**Given problem**
Extract the text of each entry below exactly, leaving every image behind.
*** Entries shown ***
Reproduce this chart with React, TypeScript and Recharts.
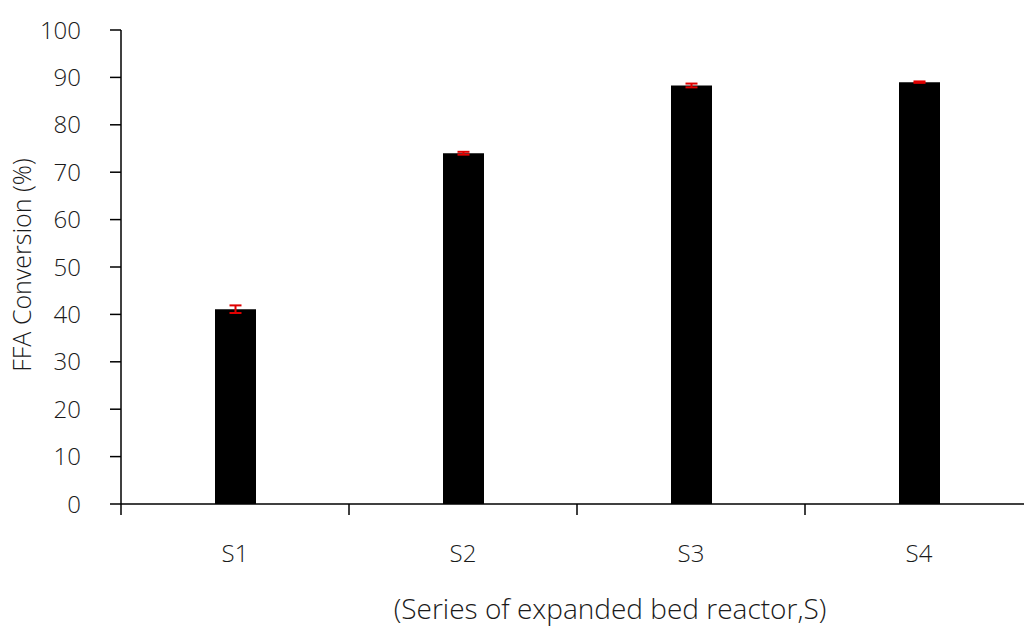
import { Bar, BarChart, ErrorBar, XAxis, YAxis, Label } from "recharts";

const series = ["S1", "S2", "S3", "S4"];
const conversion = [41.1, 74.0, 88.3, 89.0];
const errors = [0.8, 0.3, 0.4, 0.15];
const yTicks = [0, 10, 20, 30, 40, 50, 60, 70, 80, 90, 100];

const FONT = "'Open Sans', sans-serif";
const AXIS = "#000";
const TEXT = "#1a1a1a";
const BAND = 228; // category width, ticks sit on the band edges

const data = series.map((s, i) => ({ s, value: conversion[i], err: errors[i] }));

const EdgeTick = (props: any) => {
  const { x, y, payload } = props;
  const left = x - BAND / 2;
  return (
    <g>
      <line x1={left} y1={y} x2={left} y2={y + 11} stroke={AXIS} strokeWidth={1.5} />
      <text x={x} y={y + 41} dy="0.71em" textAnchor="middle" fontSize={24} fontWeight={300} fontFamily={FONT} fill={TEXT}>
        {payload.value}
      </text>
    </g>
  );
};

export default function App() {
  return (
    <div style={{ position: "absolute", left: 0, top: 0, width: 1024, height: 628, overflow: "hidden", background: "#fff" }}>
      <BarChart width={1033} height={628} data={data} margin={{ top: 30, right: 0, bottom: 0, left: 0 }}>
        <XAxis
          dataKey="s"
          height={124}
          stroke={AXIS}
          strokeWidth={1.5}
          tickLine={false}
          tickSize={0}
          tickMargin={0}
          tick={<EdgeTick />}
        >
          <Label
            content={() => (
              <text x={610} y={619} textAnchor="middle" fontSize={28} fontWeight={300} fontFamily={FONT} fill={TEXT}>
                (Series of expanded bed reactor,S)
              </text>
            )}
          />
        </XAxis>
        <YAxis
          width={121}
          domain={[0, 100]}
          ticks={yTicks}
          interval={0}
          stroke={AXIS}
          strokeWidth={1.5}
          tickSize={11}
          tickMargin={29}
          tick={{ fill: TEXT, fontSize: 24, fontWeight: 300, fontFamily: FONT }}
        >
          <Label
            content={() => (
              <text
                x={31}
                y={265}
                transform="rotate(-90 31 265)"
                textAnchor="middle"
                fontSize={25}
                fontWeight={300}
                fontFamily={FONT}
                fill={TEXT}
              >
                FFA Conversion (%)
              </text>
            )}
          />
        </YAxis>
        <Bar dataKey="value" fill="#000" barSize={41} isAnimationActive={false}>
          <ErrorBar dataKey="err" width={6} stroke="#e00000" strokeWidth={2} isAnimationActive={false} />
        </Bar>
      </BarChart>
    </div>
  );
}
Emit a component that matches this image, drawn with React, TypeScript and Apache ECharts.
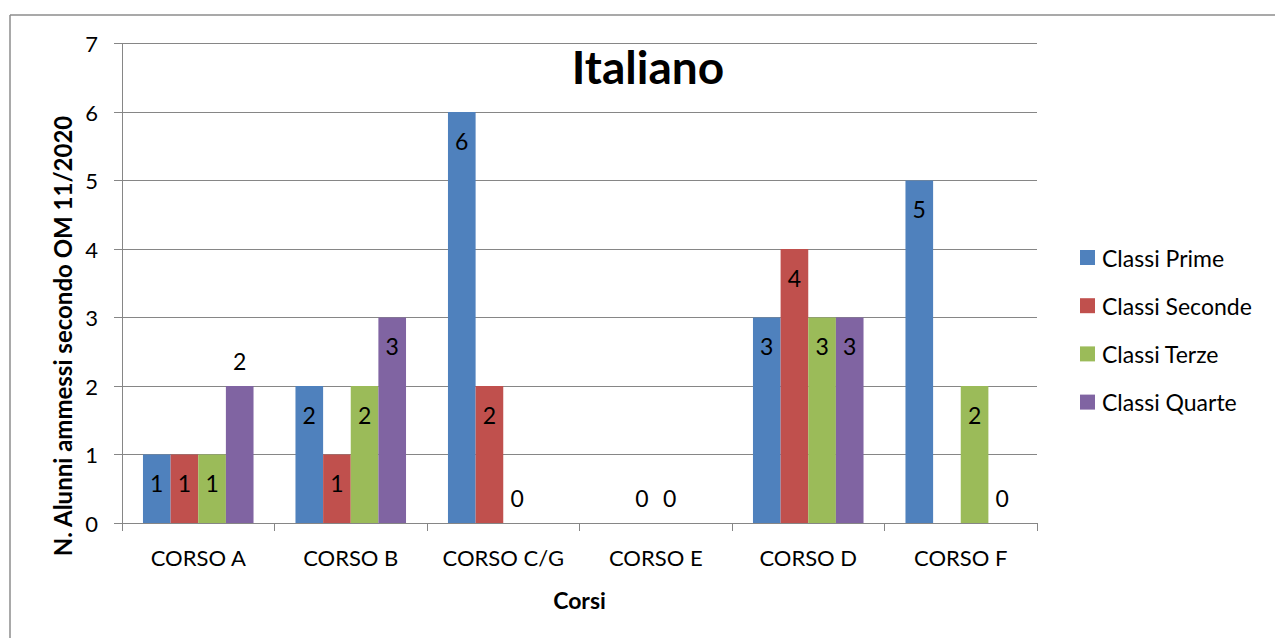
***
**Solved exercise**
Reproduce this chart with React, TypeScript and Recharts.
import { Bar, BarChart, ErrorBar, XAxis, YAxis, Label } from "recharts";

const series = ["S1", "S2", "S3", "S4"];
const conversion = [41.1, 74.0, 88.3, 89.0];
const errors = [0.8, 0.3, 0.4, 0.15];
const yTicks = [0, 10, 20, 30, 40, 50, 60, 70, 80, 90, 100];

const FONT = "'Open Sans', sans-serif";
const AXIS = "#000";
const TEXT = "#1a1a1a";
const BAND = 228; // category width, ticks sit on the band edges

const data = series.map((s, i) => ({ s, value: conversion[i], err: errors[i] }));

const EdgeTick = (props: any) => {
  const { x, y, payload } = props;
  const left = x - BAND / 2;
  return (
    <g>
      <line x1={left} y1={y} x2={left} y2={y + 11} stroke={AXIS} strokeWidth={1.5} />
      <text x={x} y={y + 41} dy="0.71em" textAnchor="middle" fontSize={24} fontWeight={300} fontFamily={FONT} fill={TEXT}>
        {payload.value}
      </text>
    </g>
  );
};

export default function App() {
  return (
    <div style={{ position: "absolute", left: 0, top: 0, width: 1024, height: 628, overflow: "hidden", background: "#fff" }}>
      <BarChart width={1033} height={628} data={data} margin={{ top: 30, right: 0, bottom: 0, left: 0 }}>
        <XAxis
          dataKey="s"
          height={124}
          stroke={AXIS}
          strokeWidth={1.5}
          tickLine={false}
          tickSize={0}
          tickMargin={0}
          tick={<EdgeTick />}
        >
          <Label
            content={() => (
              <text x={610} y={619} textAnchor="middle" fontSize={28} fontWeight={300} fontFamily={FONT} fill={TEXT}>
                (Series of expanded bed reactor,S)
              </text>
            )}
          />
        </XAxis>
        <YAxis
          width={121}
          domain={[0, 100]}
          ticks={yTicks}
          interval={0}
          stroke={AXIS}
          strokeWidth={1.5}
          tickSize={11}
          tickMargin={29}
          tick={{ fill: TEXT, fontSize: 24, fontWeight: 300, fontFamily: FONT }}
        >
          <Label
            content={() => (
              <text
                x={31}
                y={265}
                transform="rotate(-90 31 265)"
                textAnchor="middle"
                fontSize={25}
                fontWeight={300}
                fontFamily={FONT}
                fill={TEXT}
              >
                FFA Conversion (%)
              </text>
            )}
          />
        </YAxis>
        <Bar dataKey="value" fill="#000" barSize={41} isAnimationActive={false}>
          <ErrorBar dataKey="err" width={6} stroke="#e00000" strokeWidth={2} isAnimationActive={false} />
        </Bar>
      </BarChart>
    </div>
  );
}
Emit a component that matches this image, drawn with React, TypeScript and Apache ECharts.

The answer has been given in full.